Exercise instructions: Copy verbatim the block of lines in the entries below whose first line contains "What Apache ECharts" and whose last line contains "70, 80, 90];". Leave out all other lines.

Record list:
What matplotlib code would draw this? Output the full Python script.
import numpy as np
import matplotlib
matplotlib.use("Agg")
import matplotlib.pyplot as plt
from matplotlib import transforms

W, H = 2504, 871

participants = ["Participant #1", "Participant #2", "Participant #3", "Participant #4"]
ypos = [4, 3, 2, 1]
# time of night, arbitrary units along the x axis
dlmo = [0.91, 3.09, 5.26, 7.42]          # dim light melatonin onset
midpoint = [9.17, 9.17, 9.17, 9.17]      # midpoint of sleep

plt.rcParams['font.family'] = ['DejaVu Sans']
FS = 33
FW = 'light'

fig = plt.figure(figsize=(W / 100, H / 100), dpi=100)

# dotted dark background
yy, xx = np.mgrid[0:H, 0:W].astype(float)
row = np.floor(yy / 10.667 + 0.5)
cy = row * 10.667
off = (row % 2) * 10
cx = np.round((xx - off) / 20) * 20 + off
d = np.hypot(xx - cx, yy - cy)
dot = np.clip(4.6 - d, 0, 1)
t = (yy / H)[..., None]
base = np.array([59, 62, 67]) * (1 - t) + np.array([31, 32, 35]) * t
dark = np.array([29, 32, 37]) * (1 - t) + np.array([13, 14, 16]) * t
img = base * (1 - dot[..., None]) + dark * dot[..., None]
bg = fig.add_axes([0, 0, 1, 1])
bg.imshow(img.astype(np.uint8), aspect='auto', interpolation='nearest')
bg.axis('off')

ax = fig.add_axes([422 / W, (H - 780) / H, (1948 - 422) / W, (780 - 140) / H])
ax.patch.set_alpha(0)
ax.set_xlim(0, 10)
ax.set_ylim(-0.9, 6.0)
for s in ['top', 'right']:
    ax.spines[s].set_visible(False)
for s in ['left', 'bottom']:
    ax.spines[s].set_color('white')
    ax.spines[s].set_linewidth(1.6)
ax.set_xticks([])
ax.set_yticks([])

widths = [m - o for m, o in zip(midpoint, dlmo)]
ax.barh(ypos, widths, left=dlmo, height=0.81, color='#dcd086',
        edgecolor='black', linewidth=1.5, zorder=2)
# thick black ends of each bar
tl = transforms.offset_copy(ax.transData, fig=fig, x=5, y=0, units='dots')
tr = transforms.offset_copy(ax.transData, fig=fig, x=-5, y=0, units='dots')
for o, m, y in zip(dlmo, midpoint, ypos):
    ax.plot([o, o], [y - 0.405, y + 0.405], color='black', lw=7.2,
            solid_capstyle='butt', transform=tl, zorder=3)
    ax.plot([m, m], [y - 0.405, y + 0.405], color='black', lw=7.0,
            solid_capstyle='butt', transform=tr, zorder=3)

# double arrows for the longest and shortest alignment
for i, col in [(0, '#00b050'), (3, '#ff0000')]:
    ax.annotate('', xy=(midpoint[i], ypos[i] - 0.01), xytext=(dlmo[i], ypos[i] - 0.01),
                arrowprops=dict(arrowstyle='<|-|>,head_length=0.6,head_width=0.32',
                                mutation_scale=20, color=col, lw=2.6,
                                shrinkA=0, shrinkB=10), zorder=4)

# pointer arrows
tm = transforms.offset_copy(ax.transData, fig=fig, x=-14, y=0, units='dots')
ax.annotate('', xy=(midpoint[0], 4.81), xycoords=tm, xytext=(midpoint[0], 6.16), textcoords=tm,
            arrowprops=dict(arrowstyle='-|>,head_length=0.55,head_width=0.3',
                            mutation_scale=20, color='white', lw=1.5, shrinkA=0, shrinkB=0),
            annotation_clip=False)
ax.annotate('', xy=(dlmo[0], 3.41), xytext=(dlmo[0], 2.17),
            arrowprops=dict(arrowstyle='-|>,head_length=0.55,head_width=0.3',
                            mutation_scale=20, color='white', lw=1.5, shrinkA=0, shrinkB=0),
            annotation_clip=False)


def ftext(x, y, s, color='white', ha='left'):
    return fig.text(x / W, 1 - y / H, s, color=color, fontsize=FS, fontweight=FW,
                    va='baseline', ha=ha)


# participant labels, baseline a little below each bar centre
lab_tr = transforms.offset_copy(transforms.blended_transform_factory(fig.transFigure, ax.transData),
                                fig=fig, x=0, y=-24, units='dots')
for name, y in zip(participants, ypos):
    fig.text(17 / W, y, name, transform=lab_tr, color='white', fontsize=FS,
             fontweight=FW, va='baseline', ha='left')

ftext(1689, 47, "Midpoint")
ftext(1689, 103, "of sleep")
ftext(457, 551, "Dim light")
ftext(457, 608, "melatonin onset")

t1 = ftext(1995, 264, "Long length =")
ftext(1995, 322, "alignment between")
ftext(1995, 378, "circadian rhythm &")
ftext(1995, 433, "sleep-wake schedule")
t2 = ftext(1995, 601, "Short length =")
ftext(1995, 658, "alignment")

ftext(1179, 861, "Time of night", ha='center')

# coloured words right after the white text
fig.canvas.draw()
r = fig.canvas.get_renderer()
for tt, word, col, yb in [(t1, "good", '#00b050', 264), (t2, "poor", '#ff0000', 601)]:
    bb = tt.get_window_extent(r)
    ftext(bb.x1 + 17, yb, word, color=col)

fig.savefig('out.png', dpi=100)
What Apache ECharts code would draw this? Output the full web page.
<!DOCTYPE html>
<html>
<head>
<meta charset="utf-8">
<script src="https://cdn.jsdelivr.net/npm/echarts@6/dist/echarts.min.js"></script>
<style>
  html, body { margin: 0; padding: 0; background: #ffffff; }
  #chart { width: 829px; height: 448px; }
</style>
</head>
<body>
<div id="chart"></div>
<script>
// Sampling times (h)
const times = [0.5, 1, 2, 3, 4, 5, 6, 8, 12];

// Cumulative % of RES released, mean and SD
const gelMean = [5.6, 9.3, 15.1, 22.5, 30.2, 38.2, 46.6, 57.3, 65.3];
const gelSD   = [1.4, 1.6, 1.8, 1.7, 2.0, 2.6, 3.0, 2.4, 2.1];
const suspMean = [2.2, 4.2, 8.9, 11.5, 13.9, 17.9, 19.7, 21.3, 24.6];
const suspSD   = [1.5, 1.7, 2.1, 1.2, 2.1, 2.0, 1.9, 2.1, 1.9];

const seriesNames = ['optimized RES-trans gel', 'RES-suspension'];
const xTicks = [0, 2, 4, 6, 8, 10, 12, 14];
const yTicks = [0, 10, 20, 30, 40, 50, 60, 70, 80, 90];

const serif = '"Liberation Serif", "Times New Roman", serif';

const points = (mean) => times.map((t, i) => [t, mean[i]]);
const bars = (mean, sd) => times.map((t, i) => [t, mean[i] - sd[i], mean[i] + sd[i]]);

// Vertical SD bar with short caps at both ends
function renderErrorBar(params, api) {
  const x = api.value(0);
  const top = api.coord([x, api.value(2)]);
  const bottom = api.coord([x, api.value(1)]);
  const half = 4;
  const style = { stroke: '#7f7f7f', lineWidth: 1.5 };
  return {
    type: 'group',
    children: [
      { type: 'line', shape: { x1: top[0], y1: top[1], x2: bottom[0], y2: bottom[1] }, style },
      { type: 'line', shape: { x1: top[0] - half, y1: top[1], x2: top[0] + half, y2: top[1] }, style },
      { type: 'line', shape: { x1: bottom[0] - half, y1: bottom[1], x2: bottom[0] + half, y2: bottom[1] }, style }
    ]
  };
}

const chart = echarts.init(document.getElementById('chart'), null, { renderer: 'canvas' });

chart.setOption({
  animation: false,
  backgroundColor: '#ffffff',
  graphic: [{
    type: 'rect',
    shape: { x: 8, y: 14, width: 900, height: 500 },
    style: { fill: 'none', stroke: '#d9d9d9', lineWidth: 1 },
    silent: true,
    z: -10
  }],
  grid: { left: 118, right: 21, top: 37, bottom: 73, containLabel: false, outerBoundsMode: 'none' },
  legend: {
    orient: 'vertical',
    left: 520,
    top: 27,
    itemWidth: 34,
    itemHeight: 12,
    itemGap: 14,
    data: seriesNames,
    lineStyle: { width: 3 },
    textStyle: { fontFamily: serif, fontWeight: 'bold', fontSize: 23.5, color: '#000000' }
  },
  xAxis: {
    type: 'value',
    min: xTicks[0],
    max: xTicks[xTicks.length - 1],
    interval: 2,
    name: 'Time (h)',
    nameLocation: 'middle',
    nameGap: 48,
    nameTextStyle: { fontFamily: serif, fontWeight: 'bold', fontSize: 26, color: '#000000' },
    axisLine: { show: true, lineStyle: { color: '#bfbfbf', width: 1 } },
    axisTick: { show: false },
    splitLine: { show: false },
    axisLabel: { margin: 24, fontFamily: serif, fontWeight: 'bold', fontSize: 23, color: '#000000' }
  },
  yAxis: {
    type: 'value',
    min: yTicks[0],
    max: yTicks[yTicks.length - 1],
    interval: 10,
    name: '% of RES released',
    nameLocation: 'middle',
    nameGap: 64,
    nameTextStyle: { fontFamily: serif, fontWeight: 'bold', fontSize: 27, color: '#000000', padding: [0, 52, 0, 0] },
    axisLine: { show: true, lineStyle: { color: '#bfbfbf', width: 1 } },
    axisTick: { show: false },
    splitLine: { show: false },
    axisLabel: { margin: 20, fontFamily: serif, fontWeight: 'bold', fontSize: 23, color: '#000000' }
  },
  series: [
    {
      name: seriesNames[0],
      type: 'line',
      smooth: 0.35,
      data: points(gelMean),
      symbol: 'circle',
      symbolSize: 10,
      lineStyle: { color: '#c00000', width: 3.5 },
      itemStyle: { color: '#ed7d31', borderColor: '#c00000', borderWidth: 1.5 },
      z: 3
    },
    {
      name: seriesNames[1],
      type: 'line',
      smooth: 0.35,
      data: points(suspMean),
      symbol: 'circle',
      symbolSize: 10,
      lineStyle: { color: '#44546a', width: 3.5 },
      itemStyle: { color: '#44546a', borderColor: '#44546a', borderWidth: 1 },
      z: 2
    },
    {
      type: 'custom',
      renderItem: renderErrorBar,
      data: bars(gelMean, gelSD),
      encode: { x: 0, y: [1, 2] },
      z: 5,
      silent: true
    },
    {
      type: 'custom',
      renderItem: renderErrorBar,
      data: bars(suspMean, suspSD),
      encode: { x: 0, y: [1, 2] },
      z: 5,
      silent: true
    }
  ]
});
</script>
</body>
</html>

Task solution:
What Apache ECharts code would draw this? Output the full web page.
<!DOCTYPE html>
<html>
<head>
<meta charset="utf-8">
<script src="https://cdn.jsdelivr.net/npm/echarts@6/dist/echarts.min.js"></script>
<style>
  html, body { margin: 0; padding: 0; background: #ffffff; }
  #chart { width: 829px; height: 448px; }
</style>
</head>
<body>
<div id="chart"></div>
<script>
// Sampling times (h)
const times = [0.5, 1, 2, 3, 4, 5, 6, 8, 12];

// Cumulative % of RES released, mean and SD
const gelMean = [5.6, 9.3, 15.1, 22.5, 30.2, 38.2, 46.6, 57.3, 65.3];
const gelSD   = [1.4, 1.6, 1.8, 1.7, 2.0, 2.6, 3.0, 2.4, 2.1];
const suspMean = [2.2, 4.2, 8.9, 11.5, 13.9, 17.9, 19.7, 21.3, 24.6];
const suspSD   = [1.5, 1.7, 2.1, 1.2, 2.1, 2.0, 1.9, 2.1, 1.9];

const seriesNames = ['optimized RES-trans gel', 'RES-suspension'];
const xTicks = [0, 2, 4, 6, 8, 10, 12, 14];
const yTicks = [0, 10, 20, 30, 40, 50, 60, 70, 80, 90];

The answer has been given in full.